After applying the conductive ink on the electroless plated layer (see reference numeral 120 of FIG. 3) and then drying and sintering the applied conductive ink, such a circuit pattern 250 is formed by removing a part of the electroless plated layer during the process of forming the electroless plated pattern 225 by means of the described flash etching.

However, the part of the circuit pattern 250 is removed together with the electroless plated layer (see reference numeral 120 of FIG. 3) through such a flash etching, the removed amount of a circuit pattern 250 is not influential on the entire thickness of the circuit pattern 250 because the circuit pattern 250 is greatly thicker than the electroless plated layer (see reference numeral 120 of FIG. 3) is. Since the matter described above has been described in detail in an embodiment of the method of manufacturing a printed circuit board of the present invention, the description thereof will be omitted.

As such, since the circuit pattern 250 is formed on the electroless plated pattern 225 by the inkjet method, the circuit pattern 250 made of a metal material is adhered to the electroless plated pattern 225 made of a metal material. Accordingly, the adhesive strength between the insulation layer 210 and the circuit pattern 250 can be remarkably improved as compared with the adhesive strength at the time of directly printing the circuit pattern 250 on the insulation layer 210 made of different material.
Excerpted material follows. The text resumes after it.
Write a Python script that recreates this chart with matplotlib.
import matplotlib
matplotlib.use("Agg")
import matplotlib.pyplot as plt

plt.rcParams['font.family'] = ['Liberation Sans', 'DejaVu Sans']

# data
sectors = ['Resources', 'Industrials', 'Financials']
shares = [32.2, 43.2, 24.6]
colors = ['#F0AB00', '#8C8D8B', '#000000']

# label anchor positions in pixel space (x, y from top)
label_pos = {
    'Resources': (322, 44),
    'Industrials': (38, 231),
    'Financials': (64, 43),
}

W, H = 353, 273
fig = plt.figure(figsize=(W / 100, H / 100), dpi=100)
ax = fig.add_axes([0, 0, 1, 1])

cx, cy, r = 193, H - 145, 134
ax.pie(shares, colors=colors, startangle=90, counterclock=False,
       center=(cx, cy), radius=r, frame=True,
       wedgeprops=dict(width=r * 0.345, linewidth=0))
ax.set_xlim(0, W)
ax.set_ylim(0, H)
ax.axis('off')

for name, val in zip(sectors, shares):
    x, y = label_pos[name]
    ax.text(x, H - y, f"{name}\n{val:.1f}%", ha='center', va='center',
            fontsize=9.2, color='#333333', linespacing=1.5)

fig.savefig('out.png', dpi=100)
Such an improvement of the adhesive strength is also clearly shown through the experimental example and the comparison example described in an embodiment of the method of manufacturing a printed circuit board of the present invention. Since the matter described above has been described in detail in an embodiment of the method of manufacturing a printed circuit board of the present invention, the description thereof will be omitted.
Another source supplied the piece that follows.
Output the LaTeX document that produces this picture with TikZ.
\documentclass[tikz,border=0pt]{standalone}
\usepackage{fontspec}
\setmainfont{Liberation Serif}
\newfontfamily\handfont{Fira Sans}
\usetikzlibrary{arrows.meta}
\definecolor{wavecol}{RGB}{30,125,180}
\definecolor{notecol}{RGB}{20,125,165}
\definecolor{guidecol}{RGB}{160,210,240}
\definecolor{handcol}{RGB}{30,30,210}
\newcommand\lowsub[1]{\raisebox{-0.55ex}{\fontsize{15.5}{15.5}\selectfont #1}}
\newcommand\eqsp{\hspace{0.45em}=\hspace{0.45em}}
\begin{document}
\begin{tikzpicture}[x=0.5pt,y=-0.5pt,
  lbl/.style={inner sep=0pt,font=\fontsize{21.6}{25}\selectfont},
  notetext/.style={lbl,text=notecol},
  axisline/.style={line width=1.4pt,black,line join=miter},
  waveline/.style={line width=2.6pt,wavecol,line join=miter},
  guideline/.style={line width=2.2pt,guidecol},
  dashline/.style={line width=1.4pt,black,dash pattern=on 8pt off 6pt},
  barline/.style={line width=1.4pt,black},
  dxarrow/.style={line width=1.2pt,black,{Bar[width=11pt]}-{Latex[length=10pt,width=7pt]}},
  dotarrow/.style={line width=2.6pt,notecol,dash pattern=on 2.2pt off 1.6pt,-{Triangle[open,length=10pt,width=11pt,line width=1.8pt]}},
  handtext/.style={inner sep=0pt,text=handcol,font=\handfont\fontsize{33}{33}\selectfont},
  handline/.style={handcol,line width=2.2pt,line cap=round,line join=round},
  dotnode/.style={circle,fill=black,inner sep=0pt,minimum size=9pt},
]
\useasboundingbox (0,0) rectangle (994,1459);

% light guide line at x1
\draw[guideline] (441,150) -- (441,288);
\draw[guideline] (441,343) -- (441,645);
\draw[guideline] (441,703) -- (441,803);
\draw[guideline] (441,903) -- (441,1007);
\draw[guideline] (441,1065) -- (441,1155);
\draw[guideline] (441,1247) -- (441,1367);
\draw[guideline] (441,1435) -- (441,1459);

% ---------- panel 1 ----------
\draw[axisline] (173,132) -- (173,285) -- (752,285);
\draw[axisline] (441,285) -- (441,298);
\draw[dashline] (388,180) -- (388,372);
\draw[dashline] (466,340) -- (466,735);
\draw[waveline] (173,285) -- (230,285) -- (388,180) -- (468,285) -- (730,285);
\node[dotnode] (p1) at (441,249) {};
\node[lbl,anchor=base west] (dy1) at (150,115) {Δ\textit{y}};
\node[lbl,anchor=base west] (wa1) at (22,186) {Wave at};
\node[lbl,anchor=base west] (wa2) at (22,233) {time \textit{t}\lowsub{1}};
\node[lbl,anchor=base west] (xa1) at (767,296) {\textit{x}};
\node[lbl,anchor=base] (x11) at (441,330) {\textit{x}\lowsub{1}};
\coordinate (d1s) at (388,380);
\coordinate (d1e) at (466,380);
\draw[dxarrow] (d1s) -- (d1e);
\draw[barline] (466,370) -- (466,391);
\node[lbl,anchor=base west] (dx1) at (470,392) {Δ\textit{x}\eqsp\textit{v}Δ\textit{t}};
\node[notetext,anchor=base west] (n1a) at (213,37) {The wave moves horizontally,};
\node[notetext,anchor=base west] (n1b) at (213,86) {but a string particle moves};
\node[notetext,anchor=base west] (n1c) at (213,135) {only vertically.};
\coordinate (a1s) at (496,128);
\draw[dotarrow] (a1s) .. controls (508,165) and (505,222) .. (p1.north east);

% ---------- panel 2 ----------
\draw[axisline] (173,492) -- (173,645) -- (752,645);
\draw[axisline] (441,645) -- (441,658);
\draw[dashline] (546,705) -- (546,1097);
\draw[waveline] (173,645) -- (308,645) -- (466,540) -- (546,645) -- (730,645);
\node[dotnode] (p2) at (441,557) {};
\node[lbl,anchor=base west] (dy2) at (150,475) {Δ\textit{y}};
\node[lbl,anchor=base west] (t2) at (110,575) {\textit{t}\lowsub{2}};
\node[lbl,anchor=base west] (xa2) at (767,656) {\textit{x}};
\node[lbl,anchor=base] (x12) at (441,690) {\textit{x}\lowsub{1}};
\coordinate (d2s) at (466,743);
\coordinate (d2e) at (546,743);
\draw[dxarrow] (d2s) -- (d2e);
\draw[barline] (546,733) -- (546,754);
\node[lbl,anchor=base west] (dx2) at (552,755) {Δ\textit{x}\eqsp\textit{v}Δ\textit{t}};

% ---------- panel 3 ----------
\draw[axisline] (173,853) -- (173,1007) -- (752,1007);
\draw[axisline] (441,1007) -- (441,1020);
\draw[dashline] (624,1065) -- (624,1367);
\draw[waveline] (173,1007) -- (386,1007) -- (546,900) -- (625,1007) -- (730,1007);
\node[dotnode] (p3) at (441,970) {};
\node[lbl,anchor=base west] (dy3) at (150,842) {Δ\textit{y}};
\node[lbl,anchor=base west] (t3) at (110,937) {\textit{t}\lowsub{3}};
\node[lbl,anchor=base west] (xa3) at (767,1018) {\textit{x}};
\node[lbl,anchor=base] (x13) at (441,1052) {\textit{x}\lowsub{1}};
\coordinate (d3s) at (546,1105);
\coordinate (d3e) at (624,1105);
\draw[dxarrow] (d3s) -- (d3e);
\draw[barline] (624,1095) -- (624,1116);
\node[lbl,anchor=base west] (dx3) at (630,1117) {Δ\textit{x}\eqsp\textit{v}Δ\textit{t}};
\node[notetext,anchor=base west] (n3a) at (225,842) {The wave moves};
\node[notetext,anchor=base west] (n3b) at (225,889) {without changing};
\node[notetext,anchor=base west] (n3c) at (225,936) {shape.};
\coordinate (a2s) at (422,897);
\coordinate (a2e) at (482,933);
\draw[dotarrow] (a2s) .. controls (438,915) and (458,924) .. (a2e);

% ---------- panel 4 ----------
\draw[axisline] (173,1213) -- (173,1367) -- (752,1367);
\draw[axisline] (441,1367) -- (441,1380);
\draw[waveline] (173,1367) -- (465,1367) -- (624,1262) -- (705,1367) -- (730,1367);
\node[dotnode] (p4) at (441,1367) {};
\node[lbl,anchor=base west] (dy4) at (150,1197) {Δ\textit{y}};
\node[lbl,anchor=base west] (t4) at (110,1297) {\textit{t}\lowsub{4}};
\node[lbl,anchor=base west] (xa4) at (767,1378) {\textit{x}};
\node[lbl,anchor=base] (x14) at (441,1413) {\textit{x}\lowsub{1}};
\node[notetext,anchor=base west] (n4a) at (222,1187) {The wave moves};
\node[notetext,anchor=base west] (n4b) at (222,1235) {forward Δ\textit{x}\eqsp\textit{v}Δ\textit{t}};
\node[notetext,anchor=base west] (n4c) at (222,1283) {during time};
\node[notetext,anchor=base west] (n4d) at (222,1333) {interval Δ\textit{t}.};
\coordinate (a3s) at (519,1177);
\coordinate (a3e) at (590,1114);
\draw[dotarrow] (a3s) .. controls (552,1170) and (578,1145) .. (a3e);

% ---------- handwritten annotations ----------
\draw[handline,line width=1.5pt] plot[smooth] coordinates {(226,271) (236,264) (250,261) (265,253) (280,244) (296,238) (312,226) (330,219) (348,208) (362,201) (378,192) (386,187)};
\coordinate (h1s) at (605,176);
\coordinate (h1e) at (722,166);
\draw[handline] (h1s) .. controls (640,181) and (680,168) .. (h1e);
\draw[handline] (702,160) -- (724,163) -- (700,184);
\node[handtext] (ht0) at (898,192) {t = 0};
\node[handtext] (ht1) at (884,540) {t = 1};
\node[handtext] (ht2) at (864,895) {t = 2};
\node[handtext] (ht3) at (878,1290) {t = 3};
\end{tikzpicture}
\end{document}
While the one embodiment of the present invention has been described, it is possible for those skilled in the art to make various changes and modifications of the forms and details of the present invention by means of addition, change, elimination or supplement, etc., of the components of the present invention without departing from the spirit of the present invention as defined by the appended claims, which also belongs to the scope of rights of the present invention.

Claims

1. A method of manufacturing a printed circuit board, the method comprising:

forming an electroless plated layer on an insulation layer; and

forming a circuit pattern by applying conductive ink on the electroless plated layer through an inkjet method.

2. The method of claim 1, further comprising, before the forming of the electroless plated layer, surface treating the insulation layer such that an adhesive strength is increased between the insulation layer and the electroless plated layer.
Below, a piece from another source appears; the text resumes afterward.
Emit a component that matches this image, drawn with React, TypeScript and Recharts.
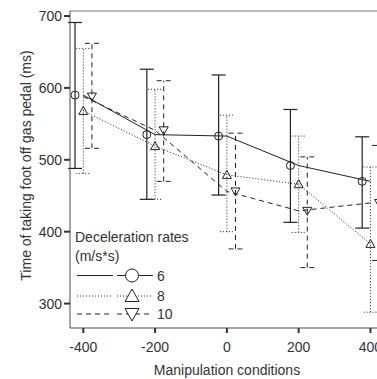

3. The method of claim 1, further comprising, after the forming of the circuit pattern, forming an electroless plated pattern by removing an exposed part of the electroless plated layer through flash etching.

4. A printed circuit board comprising:

an insulation layer;

an electroless plated pattern being formed on the insulation layer; and

a circuit pattern being formed by applying conductive ink on the electroless plated pattern through an inkjet method.

5. The printed circuit board of claim 4, wherein the insulation layer is surface treated such that adhesive strength between the electroless plated pattern and the insulation layer is increased.

6. The printed circuit board of claim 4, wherein the circuit pattern is made of at least any one selected from a group consisting of nickel (Ni), copper (Cu), silver (Ag), tin (Sn) and gold (Au).

7. The printed circuit board of claim 4, wherein the insulation layer is made of at least any one selected from a group consisting of bismaleimide triazine, polyimide and flame resistant 4 (FR4).